Van Yüzüncü Yıl Üniversitesi (YYÜ) Edebiyat Fakültesi Arkeoloji Bölüm Başkanı Prof. Dr. Rafet Çavuşoğlu da Urartu dönemine ait çok önemli bir eserin ele geçirildiğini ifade etti.

Çok nadir bir eserin müzeye kazandırıldığını belirten Çavuşoğlu, şöyle devam etti:

"Bu eserlerden biri Anadolu Medeniyetler Müzesinde, ikisi de Almanya'da bulunuyor, dördüncüsü Van Müzesi'ne getirildi. Boğa eklentili kazanlar Urartulara özgüdür. Genelde ağız kenarlarına dörtlü ve üçlü olarak boğa başları ekleniyor. Bunlara boğa başlı eklentili kazan diyoruz. Bu eserlerin bulunduğu noktalara baktığımızda dini bir amaç için kullanıldığı ortaya çıkıyor. Eserdeki görsel sanatlardan da bu net olarak anlaşılıyor. İçerisinde şarap, susam yağı, su ve süt gibi o dönemde dini anlam içeren sıvılar yer alıyordu. Daha çok tapınak ve mezarlık alanlarda kullanmışlar."

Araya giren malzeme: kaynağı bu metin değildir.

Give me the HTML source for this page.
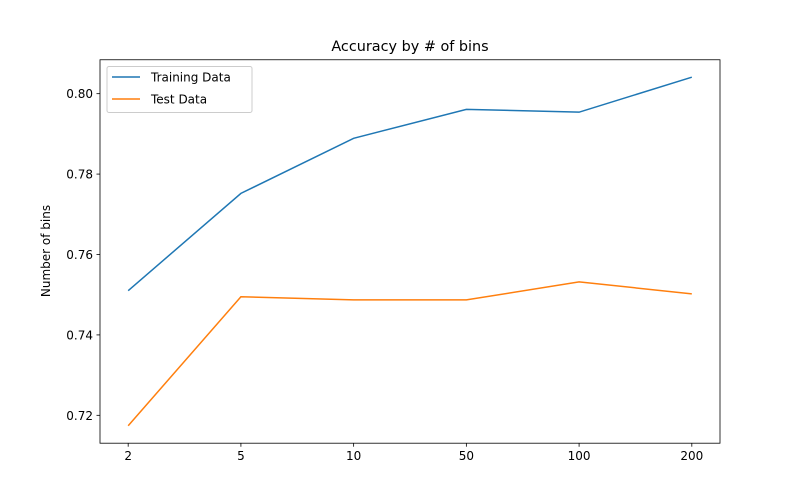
<!DOCTYPE html>
<html><head><meta charset="utf-8"><style>
body{margin:0;background:#fff;}
svg text{font-family:"DejaVu Sans","Liberation Sans",sans-serif;fill:#000;}
</style></head><body>
<svg id="chart" width="800" height="498" xmlns="http://www.w3.org/2000/svg">
<rect width="800" height="498" fill="#fff"/>
<text x="410" y="51" font-size="14.4" text-anchor="middle">Accuracy by # of bins</text>
<text transform="translate(50,251) rotate(-90)" font-size="12" text-anchor="middle">Number of bins</text>
<g id="plot"></g>
</svg>
<script>
const categories=["2","5","10","50","100","200"];
const trainValues=[0.7510,0.7752,0.7889,0.7961,0.7954,0.8041];
const testValues=[0.7174,0.7495,0.7487,0.7487,0.7532,0.7502];
const yTicks=[0.72,0.74,0.76,0.78,0.80];
const L=100,R=720,T=59.76,B=443.2;
const all=trainValues.concat(testValues);
const mn=Math.min(...all),mx=Math.max(...all),pad=(mx-mn)*0.05;
const y0=mn-pad,y1=mx+pad;
const n=categories.length;
const xs=i=>L+(i+0.25)*(R-L)/(n-1+0.5);
const ys=v=>B-(v-y0)/(y1-y0)*(B-T);
const g=document.getElementById('plot');
const NS="http://www.w3.org/2000/svg";
function mk(tag,attrs){const e=document.createElementNS(NS,tag);for(const k in attrs)e.setAttribute(k,attrs[k]);g.appendChild(e);return e;}
categories.forEach((c,i)=>{
 const x=xs(i);
 const t=mk('line',{x1:x,x2:x,y1:B,y2:B+3.5,stroke:'#000','stroke-width':0.8});
 
 
 const l=mk('text',{x:x,y:B+17,'font-size':12,'text-anchor':'middle'});
 l.textContent=c;
 
 
});
yTicks.forEach(v=>{
 const y=ys(v);
 const t=mk('line',{x1:L-3.5,x2:L,y1:y,y2:y,stroke:'#000','stroke-width':0.8});
 
 
 const l=mk('text',{x:L-7,y:y+4.5,'font-size':12,'text-anchor':'end'});
 l.textContent=v.toFixed(2);
 
 
});
function series(vals,color,name){
 const p=mk('polyline',{points:vals.map((v,i)=>xs(i)+','+ys(v)).join(' '),fill:'none',stroke:color,'stroke-width':1.5});
 
 
}
series(trainValues,'#1f77b4','training-data-line');
series(testValues,'#ff7f0e','test-data-line');
const f=mk('rect',{x:L,y:T,width:R-L,height:B-T,fill:'none',stroke:'#000','stroke-width':0.8});


const lg=mk('rect',{x:107,y:66.5,width:145,height:46,fill:'#fff',stroke:'#ccc','stroke-width':1,rx:2});


[['Training Data','#1f77b4'],['Test Data','#ff7f0e']].forEach((e,i)=>{
 const y=77+i*22;
 const ln=mk('line',{x1:112,x2:140,y1:y,y2:y,stroke:e[1],'stroke-width':1.5});
 
 
 const t=mk('text',{x:151,y:y+4.5,'font-size':12});
 t.textContent=e[0];
 
 
});
</script>
</body></html>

Eserin 2 bin 800 yıl öncesine ait olduğunu değerlendirdiklerini ifade eden Çavuşoğlu, "Arkeoloji tarihi açısından görülmesi gereken nadir eserlerden bir tanesi. Van Müzesi'ne kazandırılması çok önemli. Bu anlamda Kültür ve Turizm Bakanlığına ve Van Müzesi yetkililerine teşekkür ediyoruz." dedi.